The claimant raised a tribunal claim arguing that the PIP was a detriment for making protected disclosures. He also argued that the dismissal was automatically unfair, having been caused by the making of protected disclosures, and ordinarily unfair. If the dismissal was found to relate to making a protected disclosure, there would be no cap on the level of award that the Employment Tribunal ("ET") could make.
Why did the whistleblowing claims fail?
Both the ET and the Employment Appeal Tribunal ("EAT") found some of the disclosures made in 2019 to 2020 were protected. However, the disclosures made after the independent investigation into his allegations were not protected. The claimant's belief in those disclosures was deemed unreasonable in light of the outcome of the independent investigation.
There was some potentially problematic evidence from the employer's perspective. When it came to the performance objectives, the objective levels were set after the protected disclosures were made, so chronologically could be linked. They were also significantly more demanding than the claimant had been set before, for example his premium income target per month was doubled, and differed from the objectives set for other team members. Had he been set up to fail after making the protected disclosures? Not according to ASML, and that was accepted by the ET and subsequently the EAT. This was despite the ET finding that the level at which the objectives were set was "unfair and unreasonable, and it was unlikely that the claimant would be able to achieve them".
ASML was able to demonstrate that their reaction to the disclosures when they were made in 2019 was appropriate. At that time the claimant had received a considerably higher bonus than he had been given the previous year. When the claimant initially continued to question the insurance claim in 2020, steps were taken to help him get his questions answered, including agreeing to instruct an independent report. The tribunal also found it relevant that various two-hour long meetings had taken place alongside extensive communications with the claimant. All of these factors allowed the employer to sever the link between the protected disclosure and subsequent PIP and dismissal. This, according to the ET, proved ASML had no issue with the claimant making the protected disclosures. Rather it was frustration with the claimant continuing to pursue the matter after the outcome of the independent report was known, and at the expense of his workload, which played a part in the objective setting. That was "distinct and separate" from the making of the protected disclosures.
ASML was also able to demonstrate that the implementation of the PIP was due to performance. Even if the objectives the claimant had been given were lower, he would still not have met them. The making of the protected disclosures did not influence the decision to start the formal PIP.

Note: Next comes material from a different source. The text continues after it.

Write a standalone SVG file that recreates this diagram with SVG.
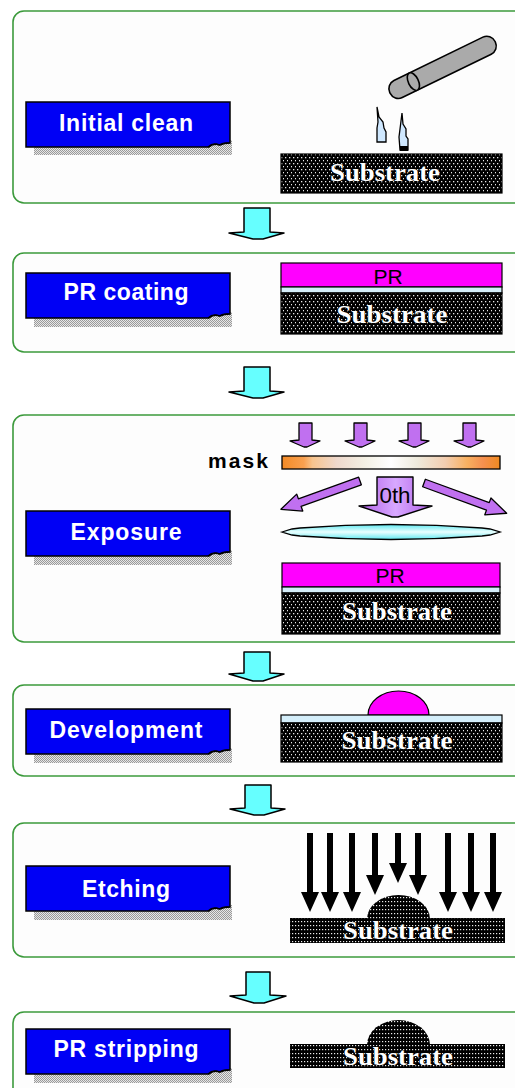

ASML similarly found that the reason for the dismissal was a genuine belief that the claimant had failed to engage in the PIP and it was unlikely he would ever do so; and that the claimant's persistence in alleging not only that a fraudulent claim had been made but that two ASML managers were complicit in it had led to a breakdown of trust and confidence. These were potentially fair reasons, conduct or some other substantial reason, for the dismissal, not connected to the making of protected disclosures.
The claimant was however successful in his ordinary unfair dismissal claim. Although potentially fair reasons had been found for the dismissal, the ET held that ASML had failed to conduct an investigation into whether the PIP objective levels set were appropriate or reasonable. Had it done so, it may have come to a different conclusion on the dismissal. In addition, the claimant did not have advance notice that the disciplinary hearing was going to consider whether there had been a breakdown of trust and confidence. He had only been told the purpose of the hearing was to consider his failure to engage with the PIP.
Employers cross appeal succeeds
ASML argued before the EAT that the ET, in finding the dismissal was ordinarily unfair, had failed to consider the appeal. The EAT concluded it was arguable that the appeal could have remedied the failings at the disciplinary hearing, and the ET had not factored this into its analysis. That issue was remitted to the ET to consider.
What can employers learn from this?
This case is a very clear example of how important it is for an employer to be able to evidence the reasons for the decisions it takes, often after a considerable passage of time. In this case, the ET hearing was three years after the insurance claim and the EAT hearing was six years after the insurance claim. Clear contemporaneous records should be taken demonstrating the decision-making process. The ability to demonstrate legitimate, non-retaliatory reasons for actions or failures to act that could be perceived as detrimental to a worker is what will enable an employer to successfully defend a claim of this type. It also serves as a useful reminder that taking the time to conduct a genuine and rigorous appeal process might provide a potential get out of jail free card for an employer and turn an otherwise unfair dismissal into a fair dismissal.